Daqui a pouco a capital do Brasil vai ser Bangu 1, o presídio de "segurança máxima" do Rio de Janeiro. Não é de lá que o homem comanda? Aquilo sim é comando -o do traficante Luiz Fernando da Costa, o Fernandinho Beira-Mar. É de lá, por telefone, que o homem supostamente manda matar, esfaquear, cortar dedo, apodrecer, organizar baile funk, tudo na cara da autoridade -da falta de autoridade. Aliás, cadê o tal plano nacional de segurança do governo FHC? Não era para ter saído desde o episódio da professorinha assassinada dentro do ônibus no Rio de Janeiro, em cadeia nacional?

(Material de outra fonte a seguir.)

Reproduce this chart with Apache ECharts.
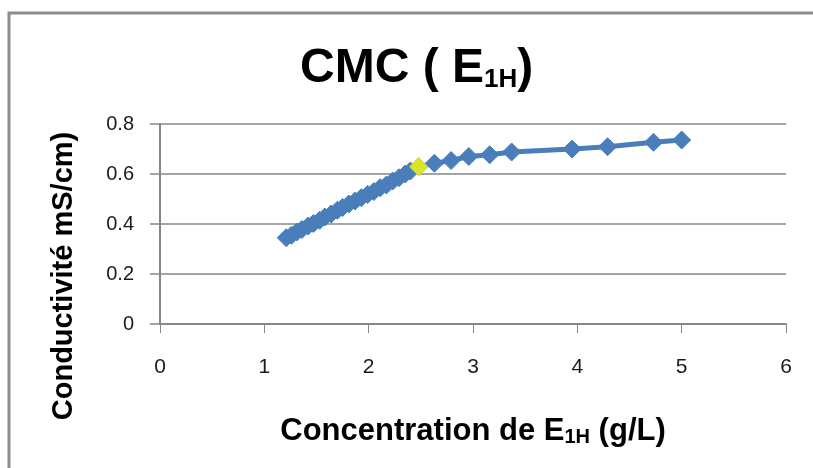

Ando pensando em me juntar às centenas ou milhares de insatisfeitos com os serviços e os preços da telefonia celular no país e mandar minha conta de celular para Bangu 1 pagar. Afinal, lá ninguém economiza nesse tipo de ligação. Só no dia 27 de julho, Beira-Mar teria feito 24 ligações por celular de dentro do presídio. Mandou matar cinco membros de sua própria quadrilha, como vingança pelo assassinato não autorizado de um de seus comparsas. As gravações dos telefonemas foram divulgadas na semana passada. Ainda não está claro se a Polícia Militar do Rio foi acionada ou não para impedir os assassinatos nem como os celulares continuam entrando como baratas nos presídios.
Não existe força mais descoordenada do que as polícias brasileiras -quando não predomina ali a mais grosseira das corrupções, prevalece a desinteligência, a ineficiência e a brutalidade pura e simples. Basta lembrar o episódio recente da PM paulista, acusada de se mancomunar com os próprios presos para montar armadilhas de chacina ao ar livre até para os informantes, e com o aval da Justiça.
Os preços das tarifas de celulares beiram coisa de cartel: de R$ 0,70 a R$ 1,40, em média, o minuto do pré-pago da BCP paulista; de R$ 0,80 a R$ 1,40 o da Telesp Celular. Há promoções temporárias, sobre o fim das quais as companhias nunca avisam o consumidor que optou por elas. Fora a taxa de cobrança de identificadores de chamada: R$ 0,40 por dia no pré-pago da Telesp Celular e alguns centavos a menos no da BCP, cobrados quer o aparelho toque e identifique chamadas num dia, quer não toque e não identifique chamada nenhuma! Um roubo declarado, uma espécie de conta telefônica embutida no aparelho "sem conta".
É tudo meio desonesto, meio intrincado de propósito, cheio de siglas indecifráveis: "O desconto será aplicado sobre as ligações originadas na área de concessão da BCP NE (VC1, VC1M, VC2 e VC3) e recebidas fora dessa área (DSL 1 e DSL2)", diz a BCP em seu site na internet, para grego ler.
Ora, o governo FHC não criou os tais "Proer", "Proar" etc. para ajudar bancos, companhias aéreas, concessionárias de energia elétrica e telefonia a sair do buraco? Devia inventar um pró-cidadão que ajudasse o infeliz a pagar o roubo dos impostos e das tarifas de serviços que o mesmo governo armou contra ele. Era o mínimo.